Three things that engaged my head and/or heart this week…
Oprah has a new podcast – Oprah’s SuperSoul Conversations – a personal selection of her interviews with thought-leaders, best-selling authors, spiritual luminaries, as well as health and wellness experts. I’ve listened to the episodes with Brene Brown and Sheryl Sandberg – two women I’ve heard interviewed many times before, but whose messages and insights are worth re-listening to. I’ve also been listening to this podcast as I go to sleep in an attempt to distract myself from my annoying lingering cough!
There is no shortage of relationship advice online, but this post had some useful reminders. Processing my thoughts and feelings through journalling is something that I’ve found enormously helpful and has probably prevented many arguments!
This advice made me reflect on how much of our weekend/leisure time revolves around Miss E (4 years old) and what she wants to do or what we think will make her happy, and resolve to plan more family interactions and outings based on what makes Jason and/or I happy instead!
Will you remember
The crumbs on the kitchen floor
Or the hugs I gave?
Last week my big baby turned 4 so we’ve been enjoying ongoing festivities as we celebrate with family and friends. Each birthday feels like a massive milestone for me as a parent and a real opportunity for reflecting on how our lives have changed and what I’ve learned. Motherhood has transformed me in many many many ways – some which I’m very aware of, and some that I’m sure I’m yet to realise!

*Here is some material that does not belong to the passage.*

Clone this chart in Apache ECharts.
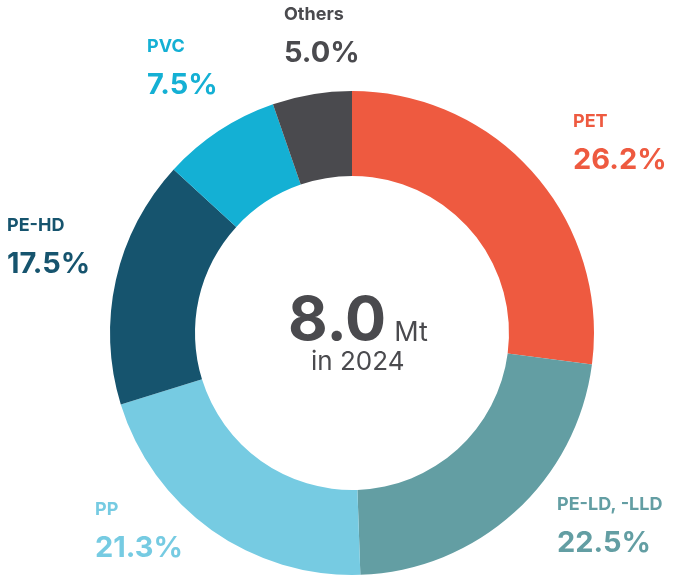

Just over 4 years ago I attended antenatal classes with a wonderful group of women and their partners. Their friendship and support has been so essential to me as I’ve navigated my way through the uncertainty and challenges of parenthood, and there has honestly not been a week that’s gone by in the last 4 years when I haven’t felt enormous gratitude for having them in my life. I love that Ella has such wonderful ‘aunties’ who have watched her grow up and genuinely care for her, and it’s such a delight for me to do the same for a great bunch of gorgeous kids.
Last week also marked 50 days since our little man arrived. What a ride! He isn’t so keen on napping during the day (but is doing well overnight (and a billion times better than his big sister did) so I definitely won’t complain!) so I’m doing lots of baby-wearing again. When it’s too cold/dark to venture out we’re doing lots of dancing around the house. Thank goodness for Spotify’s Disco Forever playlist. Dancing seems to put him to sleep and calms me down too. Right now we’re bopping to the Have a Great Day playlist. If dancing to Bill Withers’ Lovely Day doesn’t brighten your day a little, I’m not sure what will!